中陰 bardo (2015)    the space between; the state of existence between death and rebirth when one's consciousness is not connected with a physical body; a transitional state; an intermediate state.

Bardo (2017), a handmade artist book detailing the events of  Japan in the spring of 2011:

On March 11th, 2011, the tectonic plates along the Japan Trench experienced a slip at 2:46 p.m., which precipitated the chain of disasters within the Tohoku region of Japan. The slip resulted in a 9.0 magnitude earthquake that released six hundred million times the amount of energy of the Hiroshima bomb. The strength of the earthquake caused Earth’s axis to shift ten inches, altering time and shortening days. The earthquake also triggered the Tohoku Tsunami, which began with the trough that exposed the floor of the ocean and then cascaded into a huge water surge onto more than three hundred miles of shore.

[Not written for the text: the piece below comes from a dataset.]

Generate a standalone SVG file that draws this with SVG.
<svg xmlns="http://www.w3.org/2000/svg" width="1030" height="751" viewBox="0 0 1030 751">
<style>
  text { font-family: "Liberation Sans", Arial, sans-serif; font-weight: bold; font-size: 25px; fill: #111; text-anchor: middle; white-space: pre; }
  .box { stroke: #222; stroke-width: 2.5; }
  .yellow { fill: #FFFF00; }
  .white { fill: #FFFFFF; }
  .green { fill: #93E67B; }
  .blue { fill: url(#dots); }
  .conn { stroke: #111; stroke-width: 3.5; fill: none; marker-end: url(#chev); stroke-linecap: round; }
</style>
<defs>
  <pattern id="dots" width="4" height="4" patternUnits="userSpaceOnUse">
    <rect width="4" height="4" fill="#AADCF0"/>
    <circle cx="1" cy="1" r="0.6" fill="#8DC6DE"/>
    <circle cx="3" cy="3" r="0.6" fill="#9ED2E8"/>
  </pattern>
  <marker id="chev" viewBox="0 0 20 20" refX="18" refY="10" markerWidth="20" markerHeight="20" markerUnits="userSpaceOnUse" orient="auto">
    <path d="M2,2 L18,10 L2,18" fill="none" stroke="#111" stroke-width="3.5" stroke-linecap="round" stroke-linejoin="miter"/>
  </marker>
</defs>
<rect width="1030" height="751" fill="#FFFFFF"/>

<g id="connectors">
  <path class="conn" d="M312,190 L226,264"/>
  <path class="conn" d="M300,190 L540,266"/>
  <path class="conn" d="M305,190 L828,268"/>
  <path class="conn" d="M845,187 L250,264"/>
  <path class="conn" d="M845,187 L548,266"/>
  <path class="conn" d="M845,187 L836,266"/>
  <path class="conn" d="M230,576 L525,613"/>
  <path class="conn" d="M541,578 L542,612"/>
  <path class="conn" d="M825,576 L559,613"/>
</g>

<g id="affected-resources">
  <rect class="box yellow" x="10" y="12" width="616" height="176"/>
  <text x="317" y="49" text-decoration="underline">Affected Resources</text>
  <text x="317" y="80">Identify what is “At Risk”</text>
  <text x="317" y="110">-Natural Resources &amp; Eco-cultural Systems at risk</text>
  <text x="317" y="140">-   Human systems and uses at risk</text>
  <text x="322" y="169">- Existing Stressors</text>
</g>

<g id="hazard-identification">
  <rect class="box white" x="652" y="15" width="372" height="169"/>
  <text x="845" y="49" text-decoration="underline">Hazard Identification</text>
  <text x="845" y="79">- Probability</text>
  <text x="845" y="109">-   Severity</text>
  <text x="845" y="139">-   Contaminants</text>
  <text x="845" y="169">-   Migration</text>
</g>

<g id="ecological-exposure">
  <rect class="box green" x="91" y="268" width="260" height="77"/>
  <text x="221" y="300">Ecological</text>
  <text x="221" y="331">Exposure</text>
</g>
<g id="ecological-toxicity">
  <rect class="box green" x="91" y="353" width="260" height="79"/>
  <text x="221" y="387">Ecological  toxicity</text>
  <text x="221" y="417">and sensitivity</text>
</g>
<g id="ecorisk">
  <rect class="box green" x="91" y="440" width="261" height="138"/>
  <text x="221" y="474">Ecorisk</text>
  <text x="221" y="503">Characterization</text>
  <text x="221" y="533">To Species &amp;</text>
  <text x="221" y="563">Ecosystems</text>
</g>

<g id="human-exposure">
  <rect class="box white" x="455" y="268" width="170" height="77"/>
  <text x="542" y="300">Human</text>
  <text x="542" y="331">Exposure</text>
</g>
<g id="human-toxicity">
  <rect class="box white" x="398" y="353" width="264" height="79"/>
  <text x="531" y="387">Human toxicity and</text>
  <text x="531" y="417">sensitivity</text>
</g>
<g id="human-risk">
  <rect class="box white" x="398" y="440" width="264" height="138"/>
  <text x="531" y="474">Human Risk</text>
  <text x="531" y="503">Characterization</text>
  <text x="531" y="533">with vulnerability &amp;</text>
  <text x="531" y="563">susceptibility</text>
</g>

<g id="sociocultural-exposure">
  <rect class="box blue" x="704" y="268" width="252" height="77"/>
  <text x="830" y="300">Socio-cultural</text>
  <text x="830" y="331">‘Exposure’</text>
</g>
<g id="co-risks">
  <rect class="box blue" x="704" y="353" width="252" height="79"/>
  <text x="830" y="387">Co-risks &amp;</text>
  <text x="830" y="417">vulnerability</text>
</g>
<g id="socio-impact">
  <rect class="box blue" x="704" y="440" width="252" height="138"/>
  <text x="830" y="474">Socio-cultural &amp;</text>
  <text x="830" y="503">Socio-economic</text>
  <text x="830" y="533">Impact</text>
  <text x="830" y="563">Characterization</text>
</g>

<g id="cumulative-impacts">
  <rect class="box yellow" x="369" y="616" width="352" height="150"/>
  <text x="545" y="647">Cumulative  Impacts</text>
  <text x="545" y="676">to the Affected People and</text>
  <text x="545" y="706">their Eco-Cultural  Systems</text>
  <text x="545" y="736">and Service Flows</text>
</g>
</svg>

The tsunami began with a white crest that turned to black—a black that swallowed up entire towns and buildings, inundating the coast along with 15,893 lives. The sequence of disasters continued at the coastal Fukushima Daiichi Nuclear Power Plant. There, six nuclear reactors underwent four nuclear meltdowns and three hydrogen explosions, contaminating the environment with more than twice the amount of radioactive material the government had revealed. Japan was in a state in between death and rebirth, known as bardo to Buddhists—an intermediate, transitional state of existence.